■ INSTRUCTIONS TO FOLLOW:
Copy out the material below in full, but not its images.

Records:
--- --- ---

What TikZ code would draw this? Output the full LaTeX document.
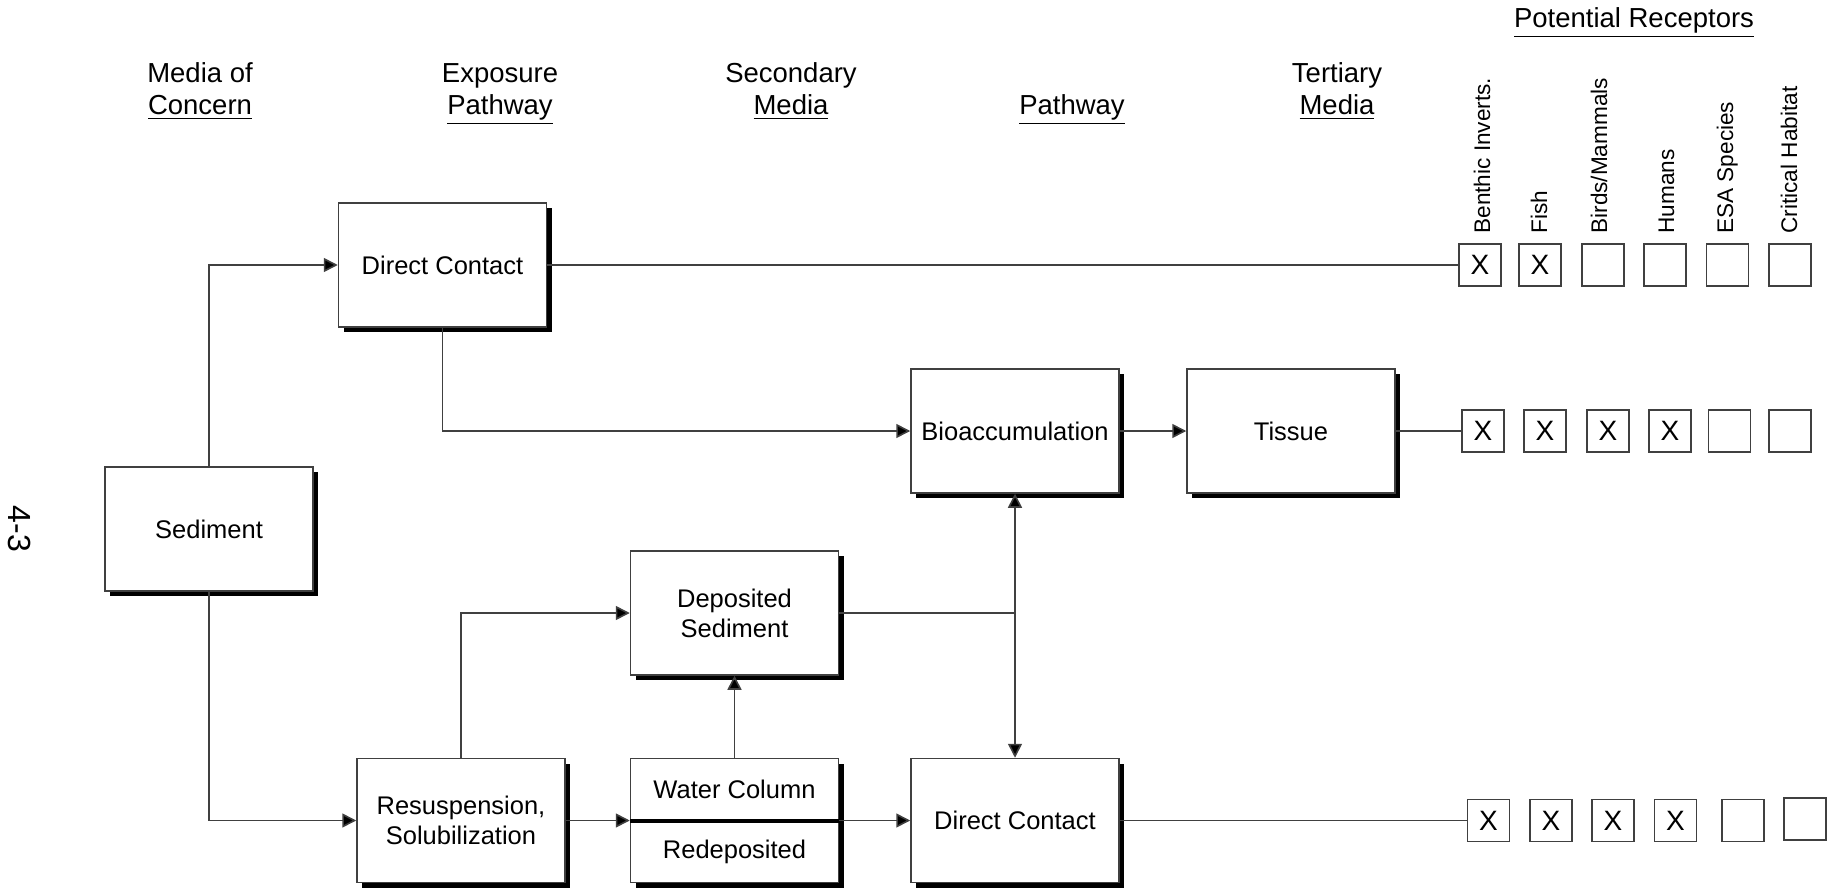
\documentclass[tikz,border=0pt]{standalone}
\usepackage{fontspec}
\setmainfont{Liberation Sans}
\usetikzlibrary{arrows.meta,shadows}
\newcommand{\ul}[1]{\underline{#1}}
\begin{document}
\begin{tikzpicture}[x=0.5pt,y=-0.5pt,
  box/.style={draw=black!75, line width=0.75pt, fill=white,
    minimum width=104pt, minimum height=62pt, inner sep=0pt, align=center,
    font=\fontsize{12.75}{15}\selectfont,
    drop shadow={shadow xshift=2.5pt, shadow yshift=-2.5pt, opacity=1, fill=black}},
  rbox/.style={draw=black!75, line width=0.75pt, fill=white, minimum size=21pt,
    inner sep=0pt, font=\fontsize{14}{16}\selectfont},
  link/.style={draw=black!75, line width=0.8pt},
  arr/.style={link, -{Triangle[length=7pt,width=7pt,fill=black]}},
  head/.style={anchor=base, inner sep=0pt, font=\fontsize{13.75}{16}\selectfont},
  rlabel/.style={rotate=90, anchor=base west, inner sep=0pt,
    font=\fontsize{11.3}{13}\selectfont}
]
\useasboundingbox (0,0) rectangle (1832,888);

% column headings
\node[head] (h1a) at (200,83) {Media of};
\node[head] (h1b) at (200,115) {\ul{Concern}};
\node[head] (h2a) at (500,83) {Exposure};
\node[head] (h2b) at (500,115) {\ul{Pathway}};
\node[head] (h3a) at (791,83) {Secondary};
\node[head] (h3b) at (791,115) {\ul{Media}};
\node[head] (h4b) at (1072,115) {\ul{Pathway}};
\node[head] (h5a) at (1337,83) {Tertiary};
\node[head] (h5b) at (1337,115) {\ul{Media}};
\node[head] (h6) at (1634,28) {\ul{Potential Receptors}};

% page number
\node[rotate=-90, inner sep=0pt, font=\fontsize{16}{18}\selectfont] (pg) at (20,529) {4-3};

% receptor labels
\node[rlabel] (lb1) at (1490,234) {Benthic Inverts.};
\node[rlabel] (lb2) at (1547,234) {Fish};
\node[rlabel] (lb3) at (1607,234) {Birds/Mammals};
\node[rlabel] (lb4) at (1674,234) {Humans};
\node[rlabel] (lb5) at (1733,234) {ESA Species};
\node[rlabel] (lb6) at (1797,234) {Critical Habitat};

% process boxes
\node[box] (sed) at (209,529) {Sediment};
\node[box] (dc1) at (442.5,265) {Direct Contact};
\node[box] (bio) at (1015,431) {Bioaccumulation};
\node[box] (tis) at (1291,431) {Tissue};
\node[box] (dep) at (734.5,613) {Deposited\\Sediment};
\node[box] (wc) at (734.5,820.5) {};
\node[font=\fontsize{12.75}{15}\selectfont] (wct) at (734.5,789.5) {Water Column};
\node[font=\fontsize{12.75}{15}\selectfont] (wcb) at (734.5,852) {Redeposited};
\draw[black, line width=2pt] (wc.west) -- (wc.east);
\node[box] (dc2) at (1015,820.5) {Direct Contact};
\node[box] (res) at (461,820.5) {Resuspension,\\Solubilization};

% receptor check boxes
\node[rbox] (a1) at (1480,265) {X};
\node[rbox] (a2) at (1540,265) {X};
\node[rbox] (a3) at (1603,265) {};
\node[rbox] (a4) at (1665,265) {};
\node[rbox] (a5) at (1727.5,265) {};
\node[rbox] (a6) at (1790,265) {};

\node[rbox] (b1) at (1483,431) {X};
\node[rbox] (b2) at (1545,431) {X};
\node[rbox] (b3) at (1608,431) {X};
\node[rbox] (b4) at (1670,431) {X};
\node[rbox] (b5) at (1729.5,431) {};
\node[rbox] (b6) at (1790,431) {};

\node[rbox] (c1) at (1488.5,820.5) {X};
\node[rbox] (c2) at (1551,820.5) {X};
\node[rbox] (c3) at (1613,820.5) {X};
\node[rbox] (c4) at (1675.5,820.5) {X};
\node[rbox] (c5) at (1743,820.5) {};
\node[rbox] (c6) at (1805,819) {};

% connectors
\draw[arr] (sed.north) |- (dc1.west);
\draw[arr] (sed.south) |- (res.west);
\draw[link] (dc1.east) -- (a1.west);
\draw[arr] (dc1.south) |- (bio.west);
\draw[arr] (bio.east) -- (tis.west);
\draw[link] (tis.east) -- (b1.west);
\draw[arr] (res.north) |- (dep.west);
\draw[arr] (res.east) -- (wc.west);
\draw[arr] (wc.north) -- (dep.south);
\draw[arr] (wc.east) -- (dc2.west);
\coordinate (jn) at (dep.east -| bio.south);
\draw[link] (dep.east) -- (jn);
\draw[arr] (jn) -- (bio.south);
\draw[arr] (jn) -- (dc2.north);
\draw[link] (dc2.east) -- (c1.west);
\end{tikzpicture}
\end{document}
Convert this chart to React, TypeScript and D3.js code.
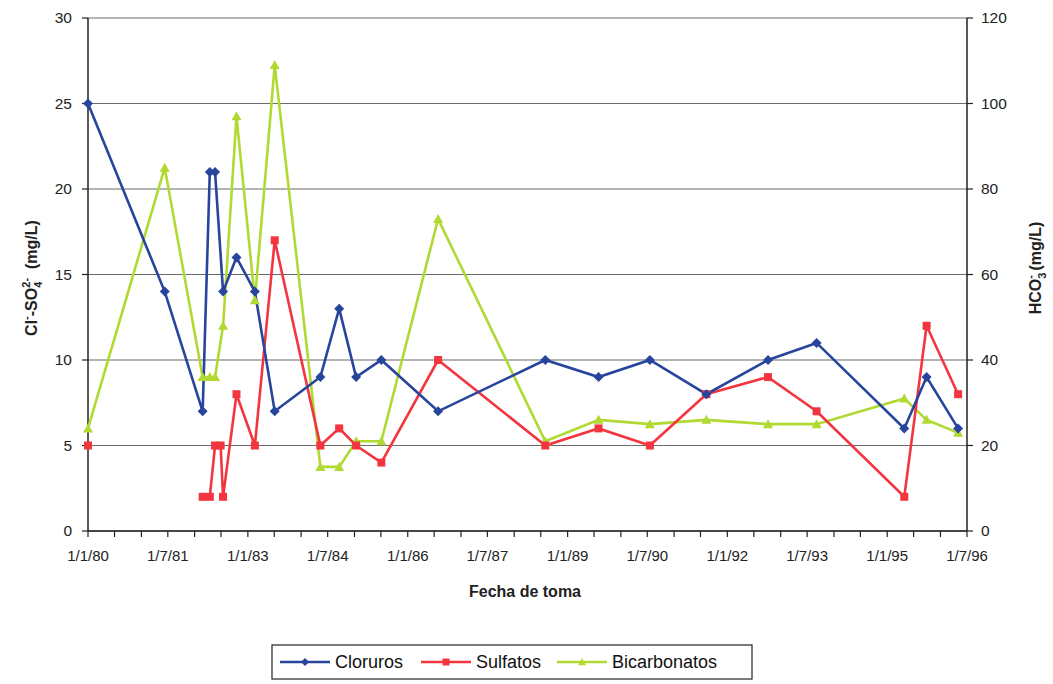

--- --- ---

■ PROBLEM SOLUTION:
What TikZ code would draw this? Output the full LaTeX document.
\documentclass[tikz,border=0pt]{standalone}
\usepackage{fontspec}
\setmainfont{Liberation Sans}
\usetikzlibrary{arrows.meta,shadows}
\newcommand{\ul}[1]{\underline{#1}}
\begin{document}
\begin{tikzpicture}[x=0.5pt,y=-0.5pt,
  box/.style={draw=black!75, line width=0.75pt, fill=white,
    minimum width=104pt, minimum height=62pt, inner sep=0pt, align=center,
    font=\fontsize{12.75}{15}\selectfont,
    drop shadow={shadow xshift=2.5pt, shadow yshift=-2.5pt, opacity=1, fill=black}},
  rbox/.style={draw=black!75, line width=0.75pt, fill=white, minimum size=21pt,
    inner sep=0pt, font=\fontsize{14}{16}\selectfont},
  link/.style={draw=black!75, line width=0.8pt},
  arr/.style={link, -{Triangle[length=7pt,width=7pt,fill=black]}},
  head/.style={anchor=base, inner sep=0pt, font=\fontsize{13.75}{16}\selectfont},
  rlabel/.style={rotate=90, anchor=base west, inner sep=0pt,
    font=\fontsize{11.3}{13}\selectfont}
]
\useasboundingbox (0,0) rectangle (1832,888);

% column headings
\node[head] (h1a) at (200,83) {Media of};
\node[head] (h1b) at (200,115) {\ul{Concern}};
\node[head] (h2a) at (500,83) {Exposure};
\node[head] (h2b) at (500,115) {\ul{Pathway}};
\node[head] (h3a) at (791,83) {Secondary};
\node[head] (h3b) at (791,115) {\ul{Media}};
\node[head] (h4b) at (1072,115) {\ul{Pathway}};
\node[head] (h5a) at (1337,83) {Tertiary};
\node[head] (h5b) at (1337,115) {\ul{Media}};
\node[head] (h6) at (1634,28) {\ul{Potential Receptors}};

% page number
\node[rotate=-90, inner sep=0pt, font=\fontsize{16}{18}\selectfont] (pg) at (20,529) {4-3};

% receptor labels
\node[rlabel] (lb1) at (1490,234) {Benthic Inverts.};
\node[rlabel] (lb2) at (1547,234) {Fish};
\node[rlabel] (lb3) at (1607,234) {Birds/Mammals};
\node[rlabel] (lb4) at (1674,234) {Humans};
\node[rlabel] (lb5) at (1733,234) {ESA Species};
\node[rlabel] (lb6) at (1797,234) {Critical Habitat};

% process boxes
\node[box] (sed) at (209,529) {Sediment};
\node[box] (dc1) at (442.5,265) {Direct Contact};
\node[box] (bio) at (1015,431) {Bioaccumulation};
\node[box] (tis) at (1291,431) {Tissue};
\node[box] (dep) at (734.5,613) {Deposited\\Sediment};
\node[box] (wc) at (734.5,820.5) {};
\node[font=\fontsize{12.75}{15}\selectfont] (wct) at (734.5,789.5) {Water Column};
\node[font=\fontsize{12.75}{15}\selectfont] (wcb) at (734.5,852) {Redeposited};
\draw[black, line width=2pt] (wc.west) -- (wc.east);
\node[box] (dc2) at (1015,820.5) {Direct Contact};
\node[box] (res) at (461,820.5) {Resuspension,\\Solubilization};

% receptor check boxes
\node[rbox] (a1) at (1480,265) {X};
\node[rbox] (a2) at (1540,265) {X};
\node[rbox] (a3) at (1603,265) {};
\node[rbox] (a4) at (1665,265) {};
\node[rbox] (a5) at (1727.5,265) {};
\node[rbox] (a6) at (1790,265) {};

\node[rbox] (b1) at (1483,431) {X};
\node[rbox] (b2) at (1545,431) {X};
\node[rbox] (b3) at (1608,431) {X};
\node[rbox] (b4) at (1670,431) {X};
\node[rbox] (b5) at (1729.5,431) {};
\node[rbox] (b6) at (1790,431) {};

\node[rbox] (c1) at (1488.5,820.5) {X};
\node[rbox] (c2) at (1551,820.5) {X};
\node[rbox] (c3) at (1613,820.5) {X};
\node[rbox] (c4) at (1675.5,820.5) {X};
\node[rbox] (c5) at (1743,820.5) {};
\node[rbox] (c6) at (1805,819) {};

% connectors
\draw[arr] (sed.north) |- (dc1.west);
\draw[arr] (sed.south) |- (res.west);
\draw[link] (dc1.east) -- (a1.west);
\draw[arr] (dc1.south) |- (bio.west);
\draw[arr] (bio.east) -- (tis.west);
\draw[link] (tis.east) -- (b1.west);
\draw[arr] (res.north) |- (dep.west);
\draw[arr] (res.east) -- (wc.west);
\draw[arr] (wc.north) -- (dep.south);
\draw[arr] (wc.east) -- (dc2.west);
\coordinate (jn) at (dep.east -| bio.south);
\draw[link] (dep.east) -- (jn);
\draw[arr] (jn) -- (bio.south);
\draw[arr] (jn) -- (dc2.north);
\draw[link] (dc2.east) -- (c1.west);
\end{tikzpicture}
\end{document}
Convert this chart to React, TypeScript and D3.js code.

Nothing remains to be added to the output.